Sultan Abdülhamid Han’ın bugün, bırakmış olduğu birçok miras olduğunu belirten Kayıhan Osmanoğlu, ”Yani aslında dedemden daha çok dedemi istiyorum; çünkü bizlerle aynı, sizden, candan torunusunuz, öncelikle bunu söyleyeyim. O dönemde de maalesef hainler vardı. Sürekli hane dışından oyunlar yapıldı. Günümüzde de Cumhurbaşkanımıza, milletimize yapılıyor, hepimize yapılıyor. Ama tabii ki bu böyle mi gider. Dedemizin tabii ki en çok bu konu üzerine yapmış olduğu çalışmalar, yani Osmanlının daha ileriye gitmesini kısıtlayan kişilerin oynadığı oyunlar; ama tabii başaramıyorlar. Bana daha önce de sordular, iade-i itibar verilsin mi diye. Ben de dedim ki, ‘Biz zaten aile itibarını aldık. İade-i itibar; bizim halkımızla beraber olmamızdır, bu bizim için en yüksek şereftir.” diye ifade etti. 

Tarihçi Yazar Şafak Tunç, ise kendisine yöneltilen sorulara cevap vererek, “Sivas’ın bu kadar büyük ve gelişmiş bir şehir olduğunu, Sivas’a bu gelişimde anladım. İstanbul Üniversitesi Tarih Bölümü mezunuyum. Yaklaşık 5 yıldır Osmanlı Hanedanına tarih danışmanlığı yapıyorum. Tarihçiyim, yazarlık yapıyorum. 2017’de en son iki kitabım yayımladı. Son Evrensel Hükümdar Sultan II. Abdülhamid Han bunlardan birisi. Burada yersiz bir yüceltme olayı değil de esasında Sultan II. Abdülhamid Han’ın tam anlamıyla tarif eden bir söz olduğu için tercih ettik kitabın ismini.
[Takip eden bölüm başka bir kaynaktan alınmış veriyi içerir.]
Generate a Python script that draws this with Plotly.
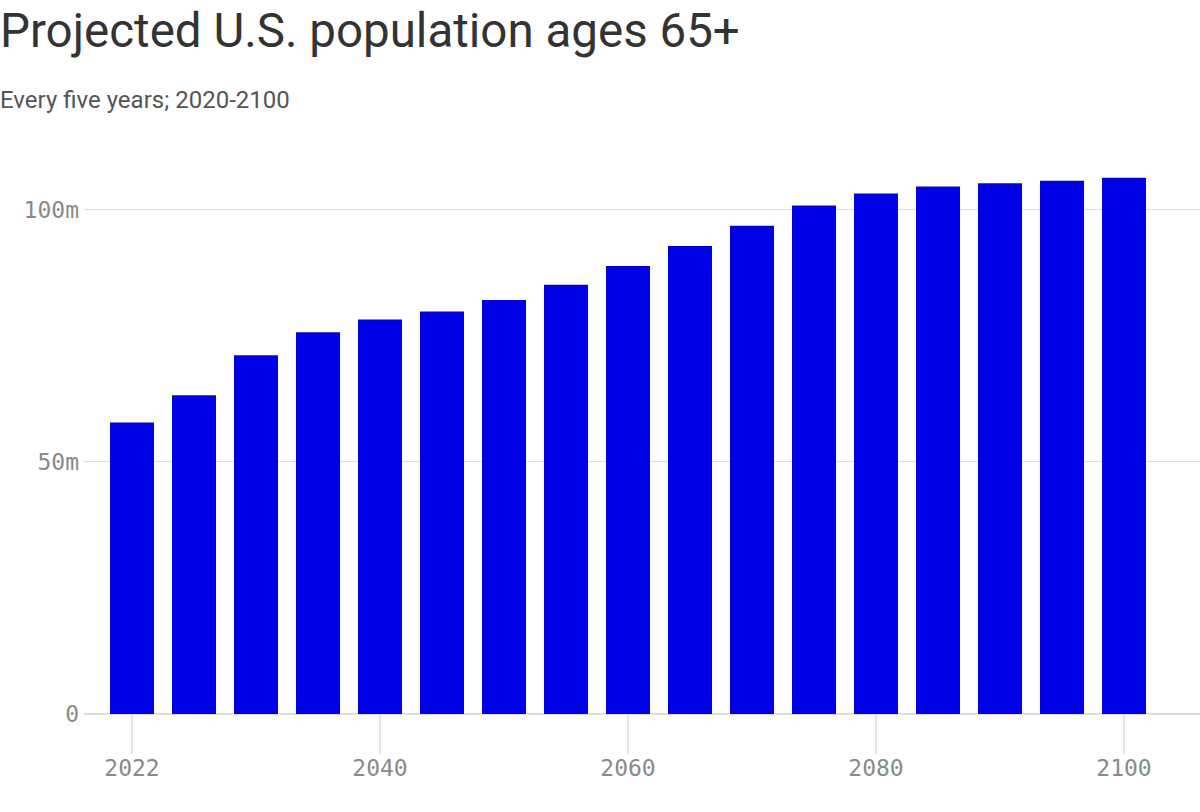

Ne dedik acaba? Son Evrensel Hükümdar diye, yoksa bu abartı mı veya mübalağa mı diye? Yoksa sadece bir söz mü diye düşünebilirsiniz; fakat bu esasında bizim yaptığımız bir tarif değil. Türklere ve Müslümanlara çok da fazla muhabbeti olmayan hatta nefreti olan İngiliz bir tarihçinin tanımıdır.” dedi.

Programın sonunda Rektörümüz Prof. Dr. Alim Yıldız ile protokol üyeleri; Şehzade Abdülhamid Kayıhan Osmanoğlu’na, Tarihçi Yazar Şafak Tunç’a, Rektör Başdanışmanımız Sayın Prof. Dr. Recep Toparlı’ya ve Anadolu Selçukluları Araştırma ve Uygulama Merkezi Müdürümüz Doç. Dr. Abdullah Kaya’ya teşekkür belgesi verdi.